The company has called on the government to ratify the international protocol on illicit trade and implement the track-and-trace solution that has been effective in curbing the trade in Europe. “I don't know how long it's going to take before it's implemented.”
Moloto concedes that Sars has done “a lot of things well”, but says there still hasn't been a single prosecution. “Only when we see a case in court ... and we see these illicit products being reduced and an increase in excise revenue will we be able to say something is happening. For now, it's only getting worse.”
A double whammy for Batsa has been blackouts, which have played havoc with machinery at its huge manufacturing plant in Heidelberg.
“It's not possible to suddenly stop and start and stop and start a factory without machine breakdowns.”

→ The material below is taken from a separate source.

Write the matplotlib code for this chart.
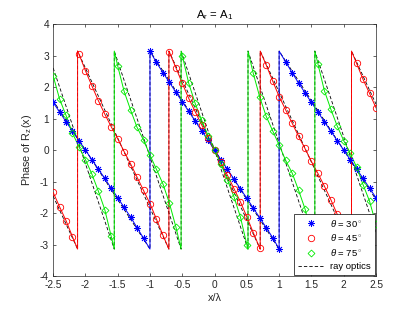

Though Batsa has installed, “at huge cost”, some backup power generation in the form of solar panels and gas boilers, it is still dependent on Eskom. The unpredictable stops and starts are also playing havoc with operations and the cost of doing business has risen “substantially”, he says.
Meanwhile, the effects of illicit trading have forced Batsa to retrench 30% of its 1,800-strong workforce and a further 200 jobs are at risk.
Moloto can't say how many more job cuts there'll be, but there will have to be further “restructuring” to cope with a situation that is as unsustainable as it is unpredictable.
“In our country today, so much is uncertain. Whether the plans the president is talking about will be implemented, whether corruption is going to be dealt with, whether crime is going to be dealt with, we don't know.
“We're all just trying to make sense of the regulatory environment in South Africa in which the rules are not applied consistently and are not applied to everybody.”